If the only score was collecting as many assets under management as possible, then the Silicon Valley Community Foundation was doing pretty well. But Taylor is signaling that those days are over.
“The goal isn’t going to be growth at all costs — or even really focusing on growing the [assets],” she said. “I don’t think we need to be about the fee race.”
She says she’ll leave that battle to the financial institutions that community foundations compete with — places that also house DAFs, like Goldman Sachs or Charles Schwab. But that’s easier said than done, given that the fundamental incentive structure that motivated Carson’s bad behavior hasn’t changed: more cash, more fees, more power.
Taylor claims that billionaires did not flee the foundation for the safer waters of traditional finance in the wake of its scandal. She says the SVCF lost “a few” donors (she declined to be specific) and not any more than it and other foundations do any other year.
“It wasn’t what you would think. Many people think, ‘Oh, there’s going to be a run on the bank. You’re going to lose all this.’ We didn’t,” she said. “They came, they stayed, and they’re staying.”
And her staff? There was a staff exodus during the worst of the Carson days — you just need to look at the Foundation’s reviews on Glassdoor to get a flavor of why — with Forbes reporting that at least 68 of the 137 people on the foundation’s staff left in 2016 and 2017.
Taylor says that in the last year her foundation lost somewhere between 25 percent and 30 percent of its staff — a normal turnover rate in the foundation world, she said.
That’s all well and good. But running a functional, intimidation-free workplace should be table stakes for a foundation CEO in 2019. She has rebuilding to do internally, yes, but the real challenge for her will be positioning the foundation externally.
The foundation’s raison d’etre — donor-advised funds — are under attack as unaccountable and prone to outright fraud. Because donors aren’t required to disclose any giving, they have become caricatured as part of an easy tax dodge, a way for donors to earn some positive press, achieve an immediate tax write-off, and, at the end of the day, actually have to part with very little of their personal net worth.

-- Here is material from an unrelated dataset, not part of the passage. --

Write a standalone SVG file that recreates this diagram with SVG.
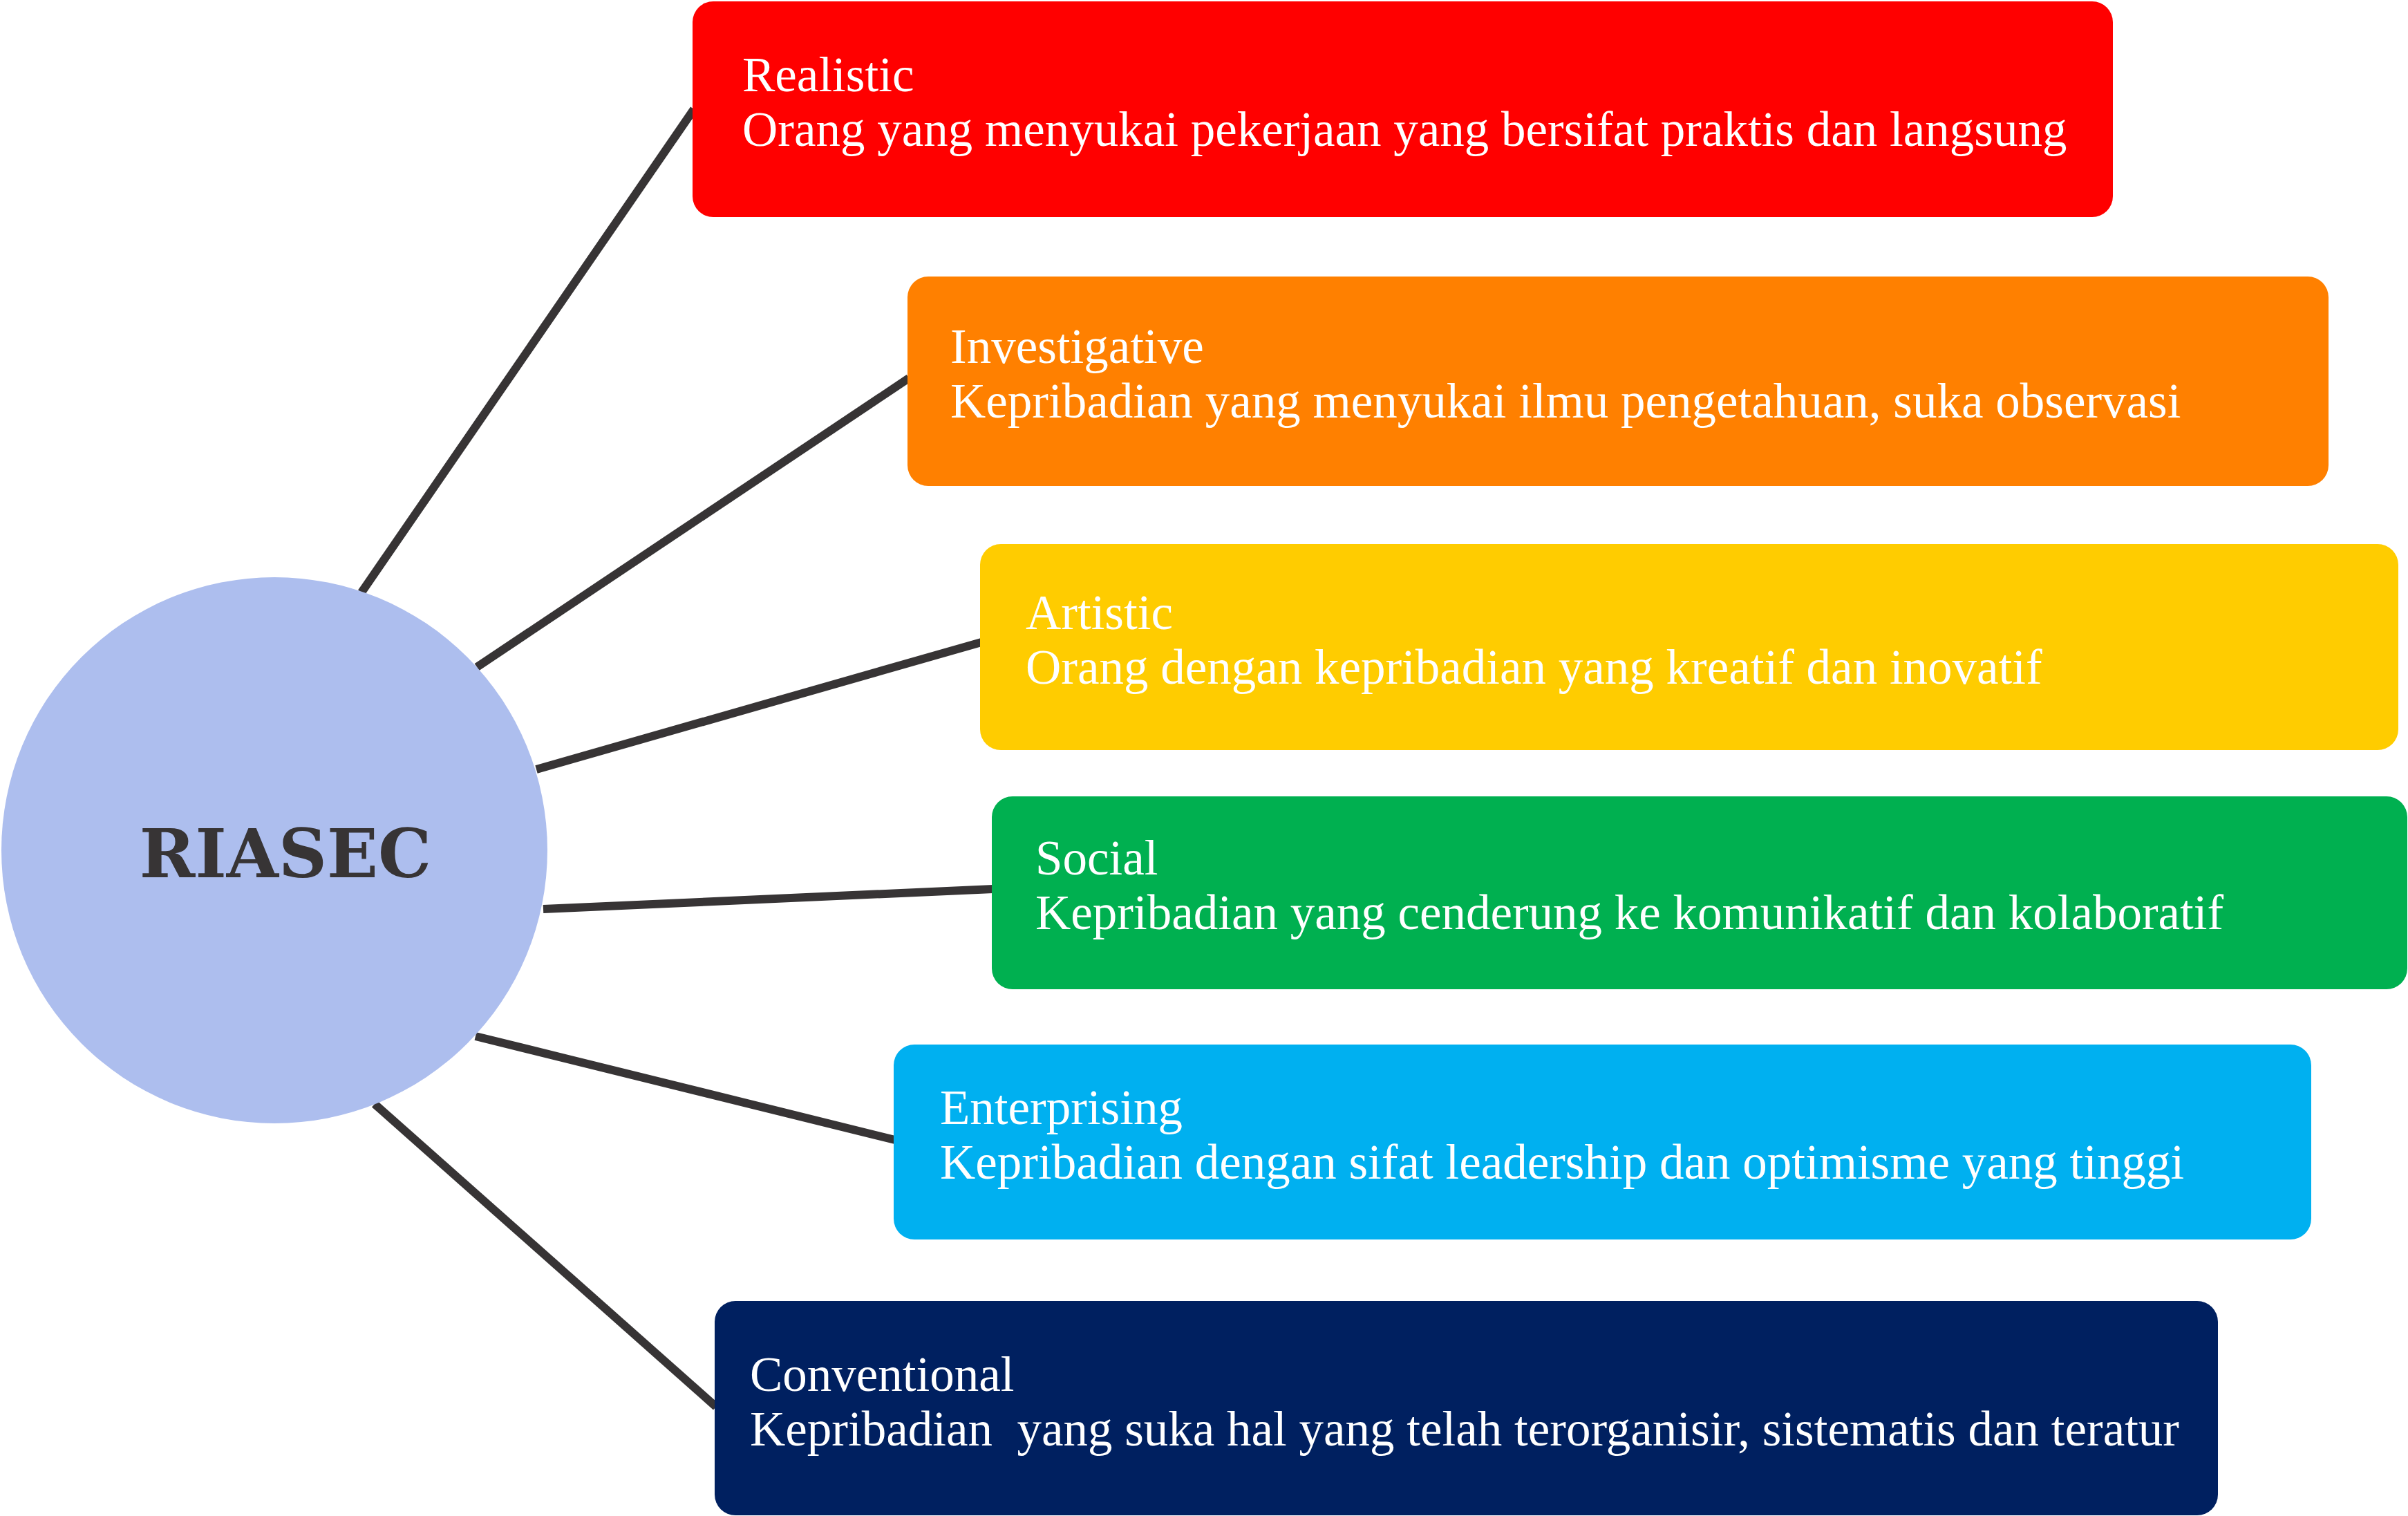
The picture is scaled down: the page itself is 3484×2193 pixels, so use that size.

I asked Taylor if she felt donor-advised funds were defendable in an era when Silicon Valley leaders are evaluating anew their corporate responsibilities. Do the world’s wealthiest people have any personal responsibilities to be more transparent about what they claim to be doing with their charity dollars?
Taylor punted — perhaps with a political ear about what her DAF account holders might want to hear — saying she didn’t feel strongly about that.
But at a later point, she did indicate support for a law that would require something like a DAF to pay out about 5 percent a year, the same rate at which private foundations must disburse their assets. As DAFs have taken off in the world of the rich, they’ve become the subject of new scrutiny in Washington.
“It would be hard not to support it, because it won’t affect us much,” she said haltingly, claiming her donors already clear that hurdle. But a second later, she worried: “The thing that I wouldn’t like to see, though, is for people to say, ‘Well, you got to rush to get it out.’”
DAFs cannot escape politics. The philanthropy world — like every industry — is being reshaped in the Trump era. The philanthropy world has been energized by a Trump administration that has cut back on some government-supported programs, which increases the burden on private-sector charity work.
So to be a head of a major charity in 2019 is to be a political activist, and Taylor definitely flashes a political side on occasion, worrying about Silicon Valley CEOs who have employees who can’t make rent, or area teachers who can’t afford local housing.
“It starts to be just a question of our humanity,” she said. “And that’s what I think is being awakened in people.”